WRITTEN INSTRUCTION – Copy nothing but the text: reproduce each line of the listing exactly and leave the pictures out.

MATERIAL –
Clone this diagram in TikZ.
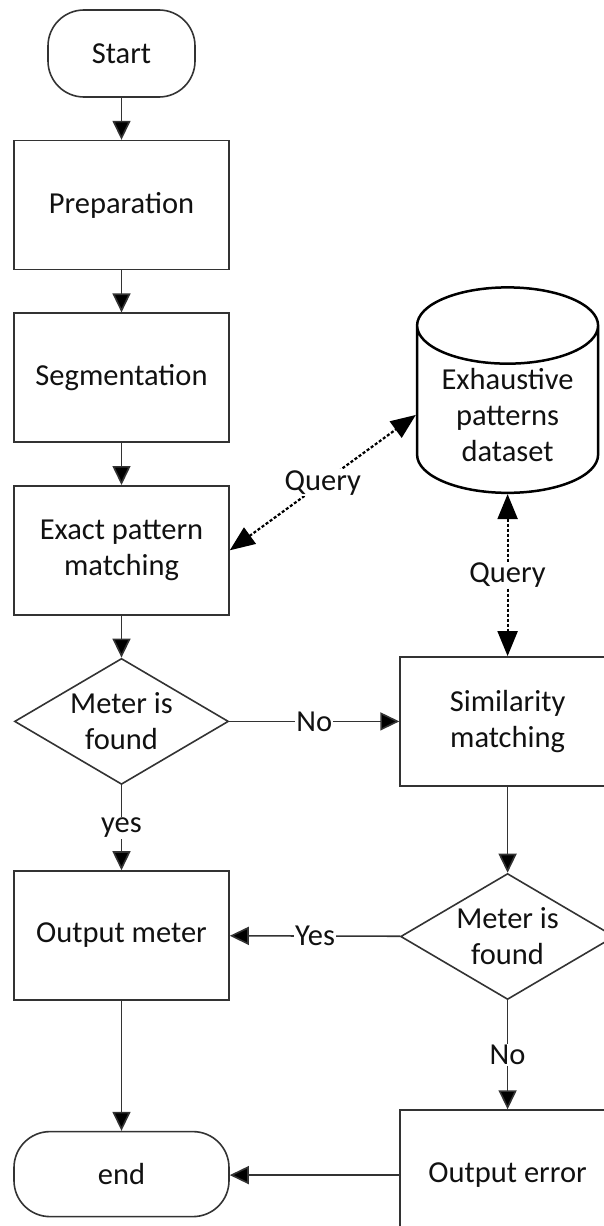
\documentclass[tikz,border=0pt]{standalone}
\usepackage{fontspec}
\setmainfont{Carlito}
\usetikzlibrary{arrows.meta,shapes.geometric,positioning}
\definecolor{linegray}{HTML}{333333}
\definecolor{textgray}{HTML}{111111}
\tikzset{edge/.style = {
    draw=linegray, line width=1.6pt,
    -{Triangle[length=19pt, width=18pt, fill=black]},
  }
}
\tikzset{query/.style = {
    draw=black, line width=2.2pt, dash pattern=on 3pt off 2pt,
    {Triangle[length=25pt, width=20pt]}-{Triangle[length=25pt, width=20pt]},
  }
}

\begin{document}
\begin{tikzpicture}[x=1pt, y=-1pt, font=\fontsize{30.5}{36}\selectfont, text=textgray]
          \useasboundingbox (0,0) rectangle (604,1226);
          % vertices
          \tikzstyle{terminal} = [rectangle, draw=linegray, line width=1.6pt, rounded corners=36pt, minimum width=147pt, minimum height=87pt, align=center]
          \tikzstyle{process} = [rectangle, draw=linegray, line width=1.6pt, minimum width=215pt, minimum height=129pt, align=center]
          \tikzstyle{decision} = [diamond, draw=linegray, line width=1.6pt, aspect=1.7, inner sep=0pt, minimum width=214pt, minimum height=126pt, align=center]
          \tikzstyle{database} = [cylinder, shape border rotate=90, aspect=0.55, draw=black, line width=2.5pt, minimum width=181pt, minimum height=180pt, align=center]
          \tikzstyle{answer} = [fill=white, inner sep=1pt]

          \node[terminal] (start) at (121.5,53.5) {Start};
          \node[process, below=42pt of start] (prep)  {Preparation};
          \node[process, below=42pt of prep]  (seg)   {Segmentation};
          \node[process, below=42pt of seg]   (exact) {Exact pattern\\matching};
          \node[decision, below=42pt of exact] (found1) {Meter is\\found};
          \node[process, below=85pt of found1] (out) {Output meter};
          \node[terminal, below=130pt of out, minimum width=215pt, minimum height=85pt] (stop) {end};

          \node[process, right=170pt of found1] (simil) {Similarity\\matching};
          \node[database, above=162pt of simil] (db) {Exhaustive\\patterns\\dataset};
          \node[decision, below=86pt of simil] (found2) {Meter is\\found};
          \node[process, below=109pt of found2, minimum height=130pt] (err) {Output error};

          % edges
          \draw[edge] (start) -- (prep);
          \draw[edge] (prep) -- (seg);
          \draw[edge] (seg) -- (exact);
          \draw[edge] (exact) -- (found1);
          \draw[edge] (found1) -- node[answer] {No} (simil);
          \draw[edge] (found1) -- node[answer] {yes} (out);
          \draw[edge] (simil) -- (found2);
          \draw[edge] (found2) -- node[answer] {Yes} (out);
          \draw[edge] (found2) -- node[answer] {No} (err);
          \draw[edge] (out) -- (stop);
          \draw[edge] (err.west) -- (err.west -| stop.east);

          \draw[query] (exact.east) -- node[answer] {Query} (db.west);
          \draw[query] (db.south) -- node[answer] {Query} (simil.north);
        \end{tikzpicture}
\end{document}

THE RESPONSE –
Clone this diagram in TikZ.
\documentclass[tikz,border=0pt]{standalone}
\usepackage{fontspec}
\setmainfont{Carlito}
\usetikzlibrary{arrows.meta,shapes.geometric,positioning}
\definecolor{linegray}{HTML}{333333}
\definecolor{textgray}{HTML}{111111}
\tikzset{edge/.style = {
    draw=linegray, line width=1.6pt,
    -{Triangle[length=19pt, width=18pt, fill=black]},
  }
}
\tikzset{query/.style = {
    draw=black, line width=2.2pt, dash pattern=on 3pt off 2pt,
    {Triangle[length=25pt, width=20pt]}-{Triangle[length=25pt, width=20pt]},
  }
}

\begin{document}
\begin{tikzpicture}[x=1pt, y=-1pt, font=\fontsize{30.5}{36}\selectfont, text=textgray]
          \useasboundingbox (0,0) rectangle (604,1226);
          % vertices
          \tikzstyle{terminal} = [rectangle, draw=linegray, line width=1.6pt, rounded corners=36pt, minimum width=147pt, minimum height=87pt, align=center]
          \tikzstyle{process} = [rectangle, draw=linegray, line width=1.6pt, minimum width=215pt, minimum height=129pt, align=center]
          \tikzstyle{decision} = [diamond, draw=linegray, line width=1.6pt, aspect=1.7, inner sep=0pt, minimum width=214pt, minimum height=126pt, align=center]
          \tikzstyle{database} = [cylinder, shape border rotate=90, aspect=0.55, draw=black, line width=2.5pt, minimum width=181pt, minimum height=180pt, align=center]
          \tikzstyle{answer} = [fill=white, inner sep=1pt]

          \node[terminal] (start) at (121.5,53.5) {Start};
          \node[process, below=42pt of start] (prep)  {Preparation};
          \node[process, below=42pt of prep]  (seg)   {Segmentation};
          \node[process, below=42pt of seg]   (exact) {Exact pattern\\matching};
          \node[decision, below=42pt of exact] (found1) {Meter is\\found};
          \node[process, below=85pt of found1] (out) {Output meter};
          \node[terminal, below=130pt of out, minimum width=215pt, minimum height=85pt] (stop) {end};

          \node[process, right=170pt of found1] (simil) {Similarity\\matching};
          \node[database, above=162pt of simil] (db) {Exhaustive\\patterns\\dataset};
          \node[decision, below=86pt of simil] (found2) {Meter is\\found};
          \node[process, below=109pt of found2, minimum height=130pt] (err) {Output error};

          % edges
          \draw[edge] (start) -- (prep);
          \draw[edge] (prep) -- (seg);
          \draw[edge] (seg) -- (exact);
          \draw[edge] (exact) -- (found1);
          \draw[edge] (found1) -- node[answer] {No} (simil);
          \draw[edge] (found1) -- node[answer] {yes} (out);
          \draw[edge] (simil) -- (found2);
          \draw[edge] (found2) -- node[answer] {Yes} (out);
          \draw[edge] (found2) -- node[answer] {No} (err);
          \draw[edge] (out) -- (stop);
          \draw[edge] (err.west) -- (err.west -| stop.east);

          \draw[query] (exact.east) -- node[answer] {Query} (db.west);
          \draw[query] (db.south) -- node[answer] {Query} (simil.north);
        \end{tikzpicture}
\end{document}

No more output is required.